While work on the much-delayed Bangalore airport began early July, work at Hyderabad will take off on September 1. With just two months’ difference between the two, the question will now be: Who will reach the post first? As for deadlines, the Bangalore project is scheduled to be completed by April 2008, the airport at Hyderabad, which achieved financial closure last week, has a similar time-frame, “the first quarter of 2008”.
There is pride involved too. To finish first will mean bagging the tag of the first greenfield airport in the country to be completed with a majority (74 per cent) stake held by private consortium.
Different models
The two airports have followed different business models. In the Bangalore project, three major partners (Siemens, Zurich Airport Authority and Larsen & Toubro) were selected. They will build the airport and operate it (with the state and Union governments also having a stake).
In Hyderabad, GMR Infrastructure Limited (63 per cent stake) and Malaysia Airport Holdings Berhad (11 per cent) along with the state and Central governments have formed the operating company. This company selected through global bidding firms for the airside and landside work (ALS) and the passenger terminal building (PTB). The Rs 495 crore ALS work was bagged by L&T while the Rs 615 crore PTB work was awarded to China State Construction Engineering (Hong Kong) Ltd.
In the Bangalore project, Siemens holds 40 per cent of the 74 per cent private sector holding while Zurich and L&T have 17 per cent each.
The Bangalore model of awarding construction to the promoters came under fire as a Parliamentary Standing Committee described it as not transparent and called for a probe by an independent agency. The state coughed up Rs 350 crore while the land was given free. The engineering, procurement and construction work has been given to L&T for Rs 550 crore, Siemens India for Rs 175 crore and Siemens Germany for Rs 159 crore.

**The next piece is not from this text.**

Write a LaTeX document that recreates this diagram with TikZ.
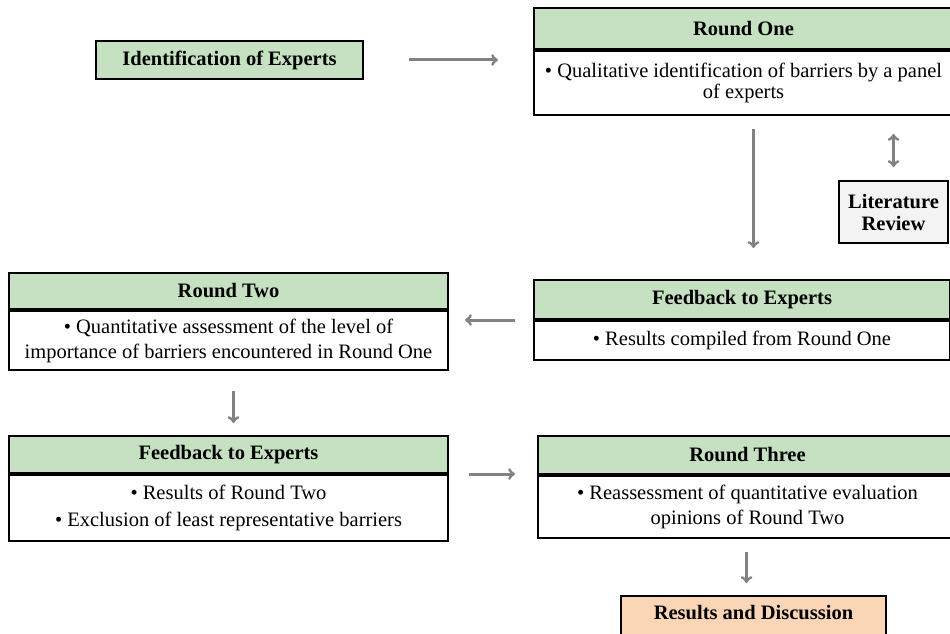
\documentclass[tikz,border=0pt]{standalone}
\usepackage{fontspec}
\setmainfont{Liberation Serif}
\usetikzlibrary{positioning}

\definecolor{hdgreen}{RGB}{197,225,193}
\definecolor{respeach}{RGB}{250,213,182}
\definecolor{litgray}{RGB}{243,243,243}
\definecolor{arrgray}{RGB}{130,130,130}

\begin{document}
\begin{tikzpicture}[x=1pt, y=-1pt, line width=2pt,
  head/.style={draw, fill=hdgreen, anchor=north west, inner sep=0pt,
    font=\fontsize{20.5}{22}\selectfont\bfseries},
  body/.style={draw, fill=white, anchor=north, align=center, inner sep=0pt,
    font=\fontsize{20.5}{25}\selectfont},
  flow/.style={->, arrgray, line width=3pt}]

\useasboundingbox (0,0) rectangle (950,634);

% top row
\node[head, minimum width=267, minimum height=38] (ident) at (95,40) {Identification of Experts};

\node[head, minimum width=419, minimum height=41] (r1head) at (533,7) {Round One};
\node[body, minimum width=419, minimum height=64] (r1body) at (r1head.south)
  {\textbullet{} Qualitative identification of barriers by a panel\\[-4pt]of experts};

\node[head, fill=litgray, align=center, minimum width=109, minimum height=62] (lit) at (838,180)
  {Literature\\Review};

% middle row
\node[head, minimum width=416, minimum height=39] (fb1head) at (533,279) {Feedback to Experts};
\node[body, minimum width=416, minimum height=39] (fb1body) at (fb1head.south)
  {\textbullet{} Results compiled from Round One};

\node[head, minimum width=439, minimum height=36] (r2head) at (8,272) {Round Two};
\node[body, minimum width=439, minimum height=59] (r2body) at (r2head.south)
  {\textbullet{} Quantitative assessment of the level of\\importance of barriers encountered in Round One};

% bottom row
\node[head, minimum width=439, minimum height=37] (fb2head) at (8,435) {Feedback to Experts};
\node[body, minimum width=439, minimum height=66] (fb2body) at (fb2head.south)
  {\textbullet{} Results of Round Two\\[2pt]\textbullet{} Exclusion of least representative barriers};

\node[head, minimum width=419, minimum height=38] (r3head) at (537,435) {Round Three};
\node[body, minimum width=419, minimum height=62] (r3body) at (r3head.south)
  {\textbullet{} Reassessment of quantitative evaluation\\opinions of Round Two};

\node[head, fill=respeach, minimum width=265, minimum height=56,
  text height=14pt, text depth=24pt] (res) at (620,595) {Results and Discussion};

% arrows
\draw[flow, shorten <=45, shorten >=35] (ident.east) -- (ident.east -| r1head.west);
\draw[flow, shorten <=13, shorten >=31] ([xshift=10]r1body.south) -- ([xshift=10]r1body.south |- fb1head.north);
\draw[flow, <->, shorten <=18, shorten >=13] (lit.north |- r1body.south) -- (lit.north);
\draw[flow, shorten <=18, shorten >=16] (fb1head.south west) -- (fb1head.south west -| r2body.east);
\draw[flow, shorten <=20, shorten >=12] ([xshift=5]r2body.south) -- ([xshift=5]r2body.south |- fb2head.north);
\draw[flow, shorten <=20, shorten >=22] (fb2head.south east) -- (fb2head.south east -| r3head.west);
\draw[flow, shorten <=13, shorten >=12] ([xshift=-7]res.north |- r3body.south) -- ([xshift=-7]res.north);

\end{tikzpicture}
\end{document}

As regards financial structure of the Rs 1,411 crore Bangalore project, Rs 735 crore comes as debt from lenders, Rs 326 crore from equity (including Rs 85 crore from the state and Centre and Rs 240 crore from private partners) and the rest from the State. The financial structure of the Rs 1,663 crore Hyderabad (Shamshabad) airport (with an additional contingency of Rs 97 crore) is: debt Rs 960 crore, equity Rs 378 crore, interest free loan from state Rs 315 crore and state support as grant Rs 107 crore. While ICICI is the lead bank for the Bangalore project, IDFC is the lead lender of the consortium in Hyderabad.
Difficult path
The two consortiums treaded different routes before things reached this stage. The Government of Karnataka first took up the Bangalore project way back in 1992-93 while the Hyderabad project took shape around 1998.
It had been a difficult path all the way for the Bangalore airport, what with political interference and bureaucratic indifference — especially at the Centre — taking 12 long years to begin construction. Troubled by the two factors, the first private sector partner, the Tatas, left the scene and a new global tender had to be floated in which the Siemens-led consortium secured the contract. Then began a gruelling journey for approvals, clearances and permissions, which itself almost became a never-ending story.
Unlike the Bangalore project, the Hyderabad airport did not wait that long for clearances. That Andhra Pradesh had an aggressive chief minister in Chandrababu Naidu, and that his TDP was a major ally of the then NDA government at the Centre, ensured that the files moved fast. It also had the benefit of the Centre having a clear idea of the concept of private airports and the amended Aircraft Act, thanks to the Bangalore airport experience.